Could you copy every line from the material below in which "that" appears?
· · · ·
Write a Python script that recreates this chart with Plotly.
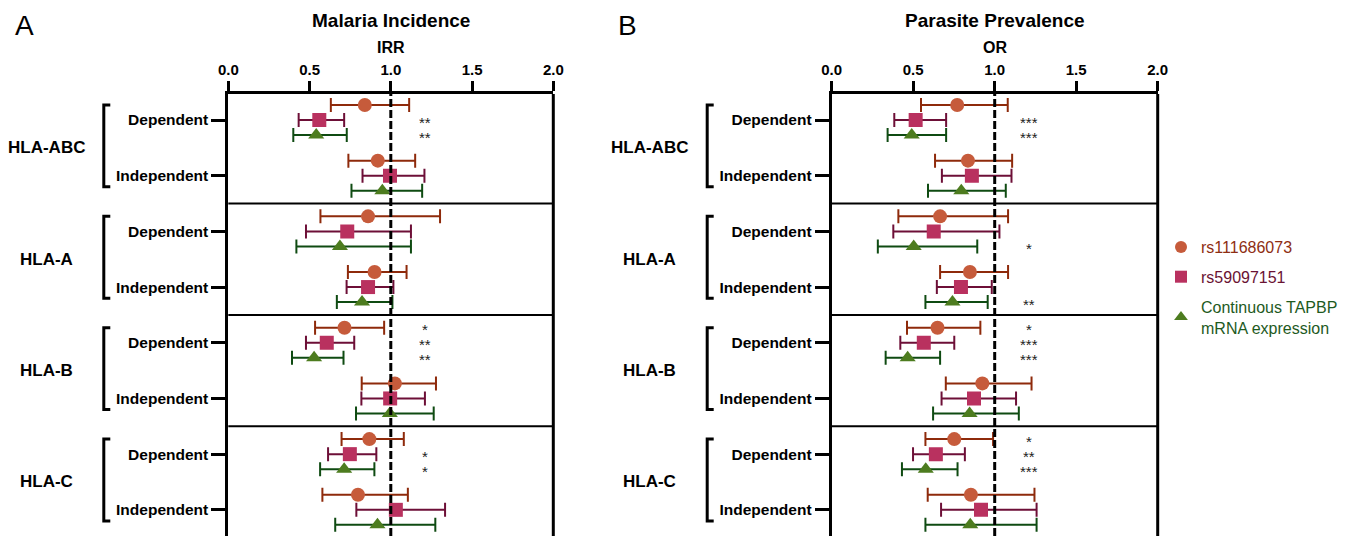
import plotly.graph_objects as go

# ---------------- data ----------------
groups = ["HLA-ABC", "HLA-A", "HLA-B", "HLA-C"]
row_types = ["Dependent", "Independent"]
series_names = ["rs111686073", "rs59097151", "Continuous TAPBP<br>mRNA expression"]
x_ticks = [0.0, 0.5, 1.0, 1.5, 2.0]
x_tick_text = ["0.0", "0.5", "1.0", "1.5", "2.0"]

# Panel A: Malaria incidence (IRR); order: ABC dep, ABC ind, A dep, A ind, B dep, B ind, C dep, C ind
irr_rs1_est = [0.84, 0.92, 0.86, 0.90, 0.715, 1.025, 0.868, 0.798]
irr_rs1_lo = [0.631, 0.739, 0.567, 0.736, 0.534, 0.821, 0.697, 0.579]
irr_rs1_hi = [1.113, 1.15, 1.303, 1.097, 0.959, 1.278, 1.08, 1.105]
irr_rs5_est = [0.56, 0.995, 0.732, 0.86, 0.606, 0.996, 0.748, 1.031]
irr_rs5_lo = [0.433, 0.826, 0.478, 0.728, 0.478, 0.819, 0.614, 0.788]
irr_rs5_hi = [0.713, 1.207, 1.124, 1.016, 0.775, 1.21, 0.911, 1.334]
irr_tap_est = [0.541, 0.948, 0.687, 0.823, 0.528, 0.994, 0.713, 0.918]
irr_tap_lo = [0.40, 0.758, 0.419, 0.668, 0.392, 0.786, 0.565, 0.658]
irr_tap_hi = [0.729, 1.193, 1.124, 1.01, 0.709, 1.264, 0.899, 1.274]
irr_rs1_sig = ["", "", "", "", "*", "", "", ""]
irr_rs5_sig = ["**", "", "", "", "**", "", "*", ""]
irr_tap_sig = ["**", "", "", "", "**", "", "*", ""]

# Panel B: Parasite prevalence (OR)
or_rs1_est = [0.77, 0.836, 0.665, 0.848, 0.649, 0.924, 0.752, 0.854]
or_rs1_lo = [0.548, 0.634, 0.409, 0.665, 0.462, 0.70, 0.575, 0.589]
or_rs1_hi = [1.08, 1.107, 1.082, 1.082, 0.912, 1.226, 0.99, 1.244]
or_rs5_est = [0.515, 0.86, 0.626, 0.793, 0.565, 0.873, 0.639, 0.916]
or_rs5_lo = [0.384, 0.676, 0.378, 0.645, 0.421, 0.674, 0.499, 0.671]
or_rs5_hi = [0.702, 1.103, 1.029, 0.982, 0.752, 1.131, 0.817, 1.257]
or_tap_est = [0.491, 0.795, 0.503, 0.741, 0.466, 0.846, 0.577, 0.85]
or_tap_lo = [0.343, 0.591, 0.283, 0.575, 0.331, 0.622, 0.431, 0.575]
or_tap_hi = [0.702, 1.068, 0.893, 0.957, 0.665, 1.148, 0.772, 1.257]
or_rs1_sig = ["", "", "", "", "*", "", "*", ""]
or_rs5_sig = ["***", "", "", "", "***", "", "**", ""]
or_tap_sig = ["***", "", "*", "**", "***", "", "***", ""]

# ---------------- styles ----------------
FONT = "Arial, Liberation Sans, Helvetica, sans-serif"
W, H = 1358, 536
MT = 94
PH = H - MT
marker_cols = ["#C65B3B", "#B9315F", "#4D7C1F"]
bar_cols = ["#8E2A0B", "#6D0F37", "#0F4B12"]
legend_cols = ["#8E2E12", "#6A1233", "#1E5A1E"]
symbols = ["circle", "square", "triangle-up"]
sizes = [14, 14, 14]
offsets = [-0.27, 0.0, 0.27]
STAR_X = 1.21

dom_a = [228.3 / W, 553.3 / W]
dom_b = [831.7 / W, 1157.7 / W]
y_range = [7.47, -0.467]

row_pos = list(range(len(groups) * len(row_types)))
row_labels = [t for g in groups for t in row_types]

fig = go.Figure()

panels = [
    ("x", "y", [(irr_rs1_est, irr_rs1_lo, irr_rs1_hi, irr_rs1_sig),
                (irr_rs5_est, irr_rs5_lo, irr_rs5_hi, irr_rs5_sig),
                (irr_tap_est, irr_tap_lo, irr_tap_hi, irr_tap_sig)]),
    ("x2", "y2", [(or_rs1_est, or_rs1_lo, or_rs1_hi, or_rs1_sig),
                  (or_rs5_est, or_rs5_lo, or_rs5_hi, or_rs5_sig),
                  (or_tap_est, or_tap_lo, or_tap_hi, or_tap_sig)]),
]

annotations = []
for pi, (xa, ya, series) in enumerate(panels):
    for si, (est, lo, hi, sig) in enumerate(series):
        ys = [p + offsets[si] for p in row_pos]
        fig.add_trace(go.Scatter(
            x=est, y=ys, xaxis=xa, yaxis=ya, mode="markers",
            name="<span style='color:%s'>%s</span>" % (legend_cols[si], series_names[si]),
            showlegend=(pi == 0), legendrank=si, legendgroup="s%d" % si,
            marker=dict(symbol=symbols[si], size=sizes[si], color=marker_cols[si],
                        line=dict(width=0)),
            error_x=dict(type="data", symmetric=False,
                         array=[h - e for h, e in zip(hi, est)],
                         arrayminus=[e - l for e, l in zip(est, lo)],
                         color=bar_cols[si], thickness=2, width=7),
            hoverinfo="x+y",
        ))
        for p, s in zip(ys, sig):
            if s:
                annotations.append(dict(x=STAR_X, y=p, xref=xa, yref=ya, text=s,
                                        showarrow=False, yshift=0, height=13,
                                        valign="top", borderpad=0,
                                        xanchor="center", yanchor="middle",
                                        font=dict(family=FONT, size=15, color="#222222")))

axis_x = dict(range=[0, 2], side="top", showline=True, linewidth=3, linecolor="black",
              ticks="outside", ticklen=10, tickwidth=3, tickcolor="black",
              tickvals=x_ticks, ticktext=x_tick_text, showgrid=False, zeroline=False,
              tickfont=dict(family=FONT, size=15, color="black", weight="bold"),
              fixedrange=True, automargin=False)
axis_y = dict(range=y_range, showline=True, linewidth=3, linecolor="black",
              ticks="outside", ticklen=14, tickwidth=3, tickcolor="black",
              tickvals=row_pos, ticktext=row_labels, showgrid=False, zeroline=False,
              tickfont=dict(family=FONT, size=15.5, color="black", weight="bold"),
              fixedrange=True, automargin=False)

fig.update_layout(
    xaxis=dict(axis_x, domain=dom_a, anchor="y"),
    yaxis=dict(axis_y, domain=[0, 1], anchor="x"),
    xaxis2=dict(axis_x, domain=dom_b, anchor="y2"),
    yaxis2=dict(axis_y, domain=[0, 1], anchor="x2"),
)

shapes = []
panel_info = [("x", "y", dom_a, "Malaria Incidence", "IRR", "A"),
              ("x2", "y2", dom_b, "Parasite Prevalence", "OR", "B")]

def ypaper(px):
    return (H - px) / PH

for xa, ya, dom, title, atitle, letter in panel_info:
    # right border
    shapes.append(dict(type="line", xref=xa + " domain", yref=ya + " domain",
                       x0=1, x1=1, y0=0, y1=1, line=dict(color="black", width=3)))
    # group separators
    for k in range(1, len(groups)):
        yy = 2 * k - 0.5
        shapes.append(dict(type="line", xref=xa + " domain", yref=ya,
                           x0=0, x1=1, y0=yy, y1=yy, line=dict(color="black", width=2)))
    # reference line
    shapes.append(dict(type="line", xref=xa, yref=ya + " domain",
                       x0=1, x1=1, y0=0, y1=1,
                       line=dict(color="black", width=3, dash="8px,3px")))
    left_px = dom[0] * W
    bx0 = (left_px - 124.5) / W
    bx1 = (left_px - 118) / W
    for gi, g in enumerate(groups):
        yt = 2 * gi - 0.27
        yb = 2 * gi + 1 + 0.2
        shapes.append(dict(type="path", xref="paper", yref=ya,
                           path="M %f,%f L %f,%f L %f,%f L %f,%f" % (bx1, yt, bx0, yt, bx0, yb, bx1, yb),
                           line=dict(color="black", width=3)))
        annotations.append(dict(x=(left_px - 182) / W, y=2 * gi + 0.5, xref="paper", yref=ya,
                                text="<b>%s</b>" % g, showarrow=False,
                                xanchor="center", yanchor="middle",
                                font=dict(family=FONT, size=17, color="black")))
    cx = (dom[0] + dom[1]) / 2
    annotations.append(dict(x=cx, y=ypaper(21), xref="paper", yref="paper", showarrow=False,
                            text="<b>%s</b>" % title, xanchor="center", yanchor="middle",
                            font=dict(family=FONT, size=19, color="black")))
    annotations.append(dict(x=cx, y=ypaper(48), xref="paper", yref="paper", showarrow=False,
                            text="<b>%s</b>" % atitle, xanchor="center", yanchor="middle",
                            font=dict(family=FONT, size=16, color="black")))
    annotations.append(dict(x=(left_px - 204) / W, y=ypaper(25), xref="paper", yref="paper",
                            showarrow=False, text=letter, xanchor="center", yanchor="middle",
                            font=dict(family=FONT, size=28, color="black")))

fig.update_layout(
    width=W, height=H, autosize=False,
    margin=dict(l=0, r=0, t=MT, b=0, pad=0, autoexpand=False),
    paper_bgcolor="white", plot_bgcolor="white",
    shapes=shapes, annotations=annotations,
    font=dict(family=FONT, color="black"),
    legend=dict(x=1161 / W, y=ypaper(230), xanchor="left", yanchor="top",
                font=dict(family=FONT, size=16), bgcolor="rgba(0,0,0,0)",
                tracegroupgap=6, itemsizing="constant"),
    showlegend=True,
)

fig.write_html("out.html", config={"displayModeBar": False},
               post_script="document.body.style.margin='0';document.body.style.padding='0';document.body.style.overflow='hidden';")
· · · ·
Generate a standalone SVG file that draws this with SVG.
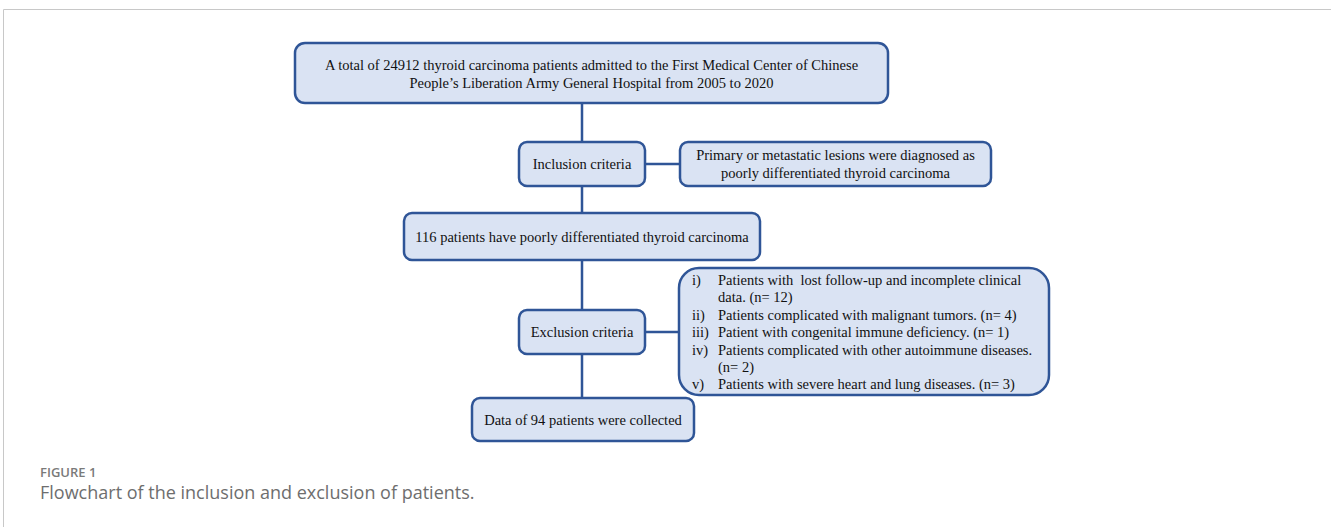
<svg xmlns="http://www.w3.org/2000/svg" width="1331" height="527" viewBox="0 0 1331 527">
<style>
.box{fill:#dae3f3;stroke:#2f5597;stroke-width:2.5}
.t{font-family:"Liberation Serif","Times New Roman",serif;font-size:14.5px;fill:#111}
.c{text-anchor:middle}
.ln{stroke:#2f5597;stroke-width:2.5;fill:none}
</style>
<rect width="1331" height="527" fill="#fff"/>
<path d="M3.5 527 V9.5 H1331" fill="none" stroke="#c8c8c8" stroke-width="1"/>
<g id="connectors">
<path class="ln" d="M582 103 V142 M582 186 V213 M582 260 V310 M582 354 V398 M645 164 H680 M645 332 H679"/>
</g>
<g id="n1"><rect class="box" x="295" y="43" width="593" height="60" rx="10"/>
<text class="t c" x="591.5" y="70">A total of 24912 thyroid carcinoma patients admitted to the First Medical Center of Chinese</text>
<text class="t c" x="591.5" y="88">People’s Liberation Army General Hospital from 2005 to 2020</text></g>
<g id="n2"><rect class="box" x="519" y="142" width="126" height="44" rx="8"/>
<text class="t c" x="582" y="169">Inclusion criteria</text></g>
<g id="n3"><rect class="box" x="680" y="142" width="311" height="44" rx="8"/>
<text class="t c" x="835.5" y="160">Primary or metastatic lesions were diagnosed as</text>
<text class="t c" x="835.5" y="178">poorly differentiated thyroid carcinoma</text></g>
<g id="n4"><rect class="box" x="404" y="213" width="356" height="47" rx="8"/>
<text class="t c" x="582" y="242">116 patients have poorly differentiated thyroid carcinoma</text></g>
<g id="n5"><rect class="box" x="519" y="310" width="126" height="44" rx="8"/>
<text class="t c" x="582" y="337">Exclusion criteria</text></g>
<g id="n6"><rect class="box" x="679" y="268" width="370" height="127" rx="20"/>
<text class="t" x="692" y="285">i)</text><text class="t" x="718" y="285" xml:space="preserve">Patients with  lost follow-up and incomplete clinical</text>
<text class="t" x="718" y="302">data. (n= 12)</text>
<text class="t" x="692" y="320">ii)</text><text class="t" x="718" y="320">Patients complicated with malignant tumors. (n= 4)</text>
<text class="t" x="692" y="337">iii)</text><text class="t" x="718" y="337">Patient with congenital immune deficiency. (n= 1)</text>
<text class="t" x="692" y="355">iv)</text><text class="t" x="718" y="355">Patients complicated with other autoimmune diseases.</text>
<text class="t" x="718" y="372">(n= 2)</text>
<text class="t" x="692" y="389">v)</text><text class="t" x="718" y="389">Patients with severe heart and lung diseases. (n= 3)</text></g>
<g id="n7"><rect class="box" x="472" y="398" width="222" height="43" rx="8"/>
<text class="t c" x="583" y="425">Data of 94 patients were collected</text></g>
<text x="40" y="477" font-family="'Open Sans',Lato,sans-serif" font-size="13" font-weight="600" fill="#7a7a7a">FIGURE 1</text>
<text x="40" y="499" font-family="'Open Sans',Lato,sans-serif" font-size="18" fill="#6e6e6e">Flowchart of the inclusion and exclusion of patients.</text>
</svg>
· · · ·
Response
Write a Python script that recreates this chart with Plotly.
Generate a standalone SVG file that draws this with SVG.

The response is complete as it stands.